What are the big mistakes entrepreneurs make in their business plans if they're looking for money?
BY Rhonda Abrams
Writing a Business Plan mentor Rhonda Abrams responds: "I don't need five reasons to reject a plan -- I only need one." That's what Eugene Kleiner once told me. As a founder of top venture capital firm Kleiner Perkins Caufield & Byers, Kleiner saw thousands of business plans. When you have to look at that many business plans, you eliminate the ones with glaring mistakes.

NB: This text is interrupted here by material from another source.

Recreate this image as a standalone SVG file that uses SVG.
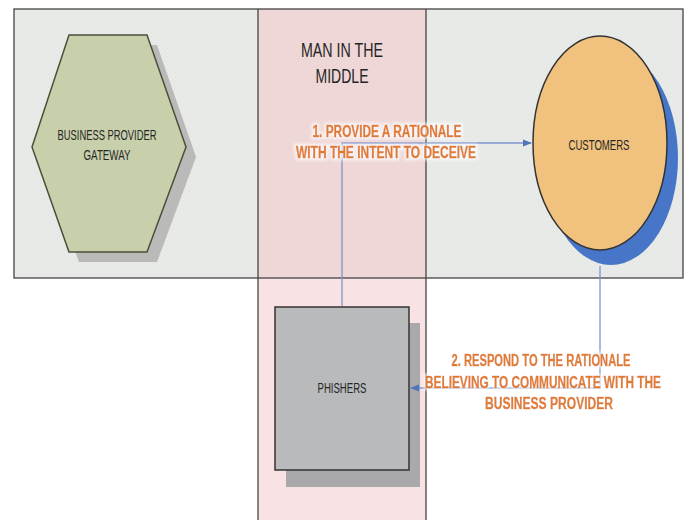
<svg xmlns="http://www.w3.org/2000/svg" width="689" height="520" viewBox="0 0 689 520">
  <defs>
    <pattern id="hatch" width="4" height="4" patternUnits="userSpaceOnUse">
      <rect width="4" height="4" fill="#e9ebe8"/>
      <path d="M0 4 L4 0" stroke="#dfe1de" stroke-width="0.6"/>
    </pattern>
    <pattern id="hatchPink" width="4" height="4" patternUnits="userSpaceOnUse">
      <rect width="4" height="4" fill="#f0d8d8"/>
      <path d="M0 4 L4 0" stroke="#e9d0d0" stroke-width="0.6"/>
    </pattern>
    <marker id="arr" viewBox="0 0 10 10" refX="9" refY="5" markerWidth="7" markerHeight="7" orient="auto">
      <path d="M0 1 L10 5 L0 9 Z" fill="#4f74b8"/>
    </marker>
    <filter id="halo" filterUnits="userSpaceOnUse" x="0" y="0" width="689" height="520">
      <feMorphology in="SourceAlpha" operator="dilate" radius="1.5" result="d"/>
      <feGaussianBlur in="d" stdDeviation="1.5" result="b"/>
      <feFlood flood-color="#ffffff" flood-opacity="0.7"/>
      <feComposite in2="b" operator="in" result="w"/>
      <feMerge><feMergeNode in="w"/><feMergeNode in="SourceGraphic"/></feMerge>
    </filter>
  </defs>
  <style>
    .lbl { font-family: "Liberation Sans", Arial, sans-serif; fill: #262626; text-anchor: middle; }
    .step { font-family: "Liberation Sans", Arial, sans-serif; font-weight: bold; fill: #e47d2c; stroke: #d8722a; stroke-width: 0.4; text-anchor: middle; font-size: 16px; }
    .conn { stroke: #7d94cc; stroke-width: 1.3; fill: none; }
    .border { stroke: #444; stroke-width: 1.3; }
  </style>
  <rect width="689" height="520" fill="#ffffff"/>

  <g id="lanes">
    <rect x="14" y="9" width="669" height="269" fill="url(#hatch)"/>
    <rect x="258" y="278" width="168" height="242" fill="#f8e2e4"/>
    <rect x="258" y="9" width="168" height="269" fill="url(#hatchPink)"/>
    <rect x="14" y="9" width="669" height="269" fill="none" class="border"/>
    <line x1="258" y1="9" x2="258" y2="520" class="border"/>
    <line x1="426" y1="9" x2="426" y2="520" class="border"/>
    <text class="lbl" font-size="20" x="342" y="57" textLength="82" lengthAdjust="spacingAndGlyphs">MAN IN THE</text>
    <text class="lbl" font-size="20" x="342" y="83" textLength="53" lengthAdjust="spacingAndGlyphs">MIDDLE</text>
  </g>

  <g id="gateway">
    <polygon points="79,45 157,45 196,157 157,262 79,262 42,157" fill="#aaaaaa" opacity="0.75"/>
    <polygon points="69,35 147,35 186,147 147,252 69,252 32,147" fill="#c8cfab" stroke="#4b4f3a" stroke-width="1.5"/>
    <text class="lbl" font-size="14" x="107" y="140" textLength="99" lengthAdjust="spacingAndGlyphs">BUSINESS PROVIDER</text>
    <text class="lbl" font-size="14" x="107" y="160" textLength="47" lengthAdjust="spacingAndGlyphs">GATEWAY</text>
  </g>

  <g id="customers">
    <ellipse cx="611" cy="158" rx="67" ry="107" fill="#4776c9"/>
    <ellipse cx="600" cy="143" rx="67" ry="107" fill="#f0c27e" stroke="#333" stroke-width="1.5"/>
    <text class="lbl" font-size="14" x="599" y="150" textLength="61" lengthAdjust="spacingAndGlyphs">CUSTOMERS</text>
  </g>

  <g id="phishers">
    <rect x="286" y="323" width="134" height="164" fill="#a9a9ab"/>
    <rect x="275" y="307" width="134" height="163" fill="#b9babc" stroke="#333" stroke-width="1.5"/>
    <text class="lbl" font-size="14" x="342" y="393" textLength="49" lengthAdjust="spacingAndGlyphs">PHISHERS</text>
  </g>

  <g id="connectors">
    <path class="conn" d="M342 306 L342 143 L531 143" marker-end="url(#arr)"/>
    <path class="conn" d="M600 266 L600 388 L411 388" marker-end="url(#arr)"/>
  </g>

  <g id="labels" filter="url(#halo)">
    <text class="step" x="387" y="137" textLength="149" lengthAdjust="spacingAndGlyphs">1. PROVIDE A RATIONALE</text>
    <text class="step" x="386" y="158" textLength="180" lengthAdjust="spacingAndGlyphs">WITH THE INTENT TO DECEIVE</text>
    <text class="step" x="541" y="366" textLength="179" lengthAdjust="spacingAndGlyphs">2. RESPOND TO THE RATIONALE</text>
    <text class="step" x="543" y="388" textLength="236" lengthAdjust="spacingAndGlyphs">BELIEVING TO COMMUNICATE WITH THE</text>
    <text class="step" x="549" y="409" textLength="128" lengthAdjust="spacingAndGlyphs">BUSINESS PROVIDER</text>
  </g>
</svg>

So if you're preparing a plan to seek funding, here are things to avoid:
Don't get key facts wrong. One of the worst mistakes you can make in a business plan is to make a mistake. If the reader of your plan knows that a statement you've made is not true, you have lost credibility, even if the mistake was inadvertent. Potential funders are going to undertake their own due diligence, checking the major assumptions of your plan -- size of market, number and strength of competitors, interest of potential customers, etc. Do not make mistakes of fact.
Don't lie. Lying is, of course, worse than making a mistake. If you intentionally misrepresent a situation, the history and experience of the founders or key executives, etc., you're not only going to be eliminated if you're caught -- the word will get around the funding community that you're not trustworthy.
Don't hide important facts. In the course of developing your business, you may discover unpleasant information: Similar companies have failed, big competitors are considering launching a similar product, or the industry you're in is experiencing a major downturn. If you think you can keep your funders from discovering those facts, you're wrong.
Don't omit information about other investors and equity ownership. Investors want to know what percentage of ownership they will have in return for their money. If you have already promised equity to other investors, employees, strategic partners, etc., you need to disclose this. Investors deserve to know with whom they'll be sharing ownership of the company.
Don't forget to discuss an exit plan/liquidity scenario. How will investors get their money back? Will the company go public, be acquired, or make enough money to produce substantial dividends? You have to show that you understand what's in it for the investors.
Don't be a control freak. Does your plan make you look like you're the only one who can ever run this company, that you're unwilling to bring in others in key positions? Investors, especially sophisticated ones, are leery of working with entrepreneurs who seem unwilling to make compromises and share leadership -- necessary traits for building a successful company.
The easiest way to avoid the big mistakes is to be honest, conservative in your estimates of growth and income, and able to support your assumptions.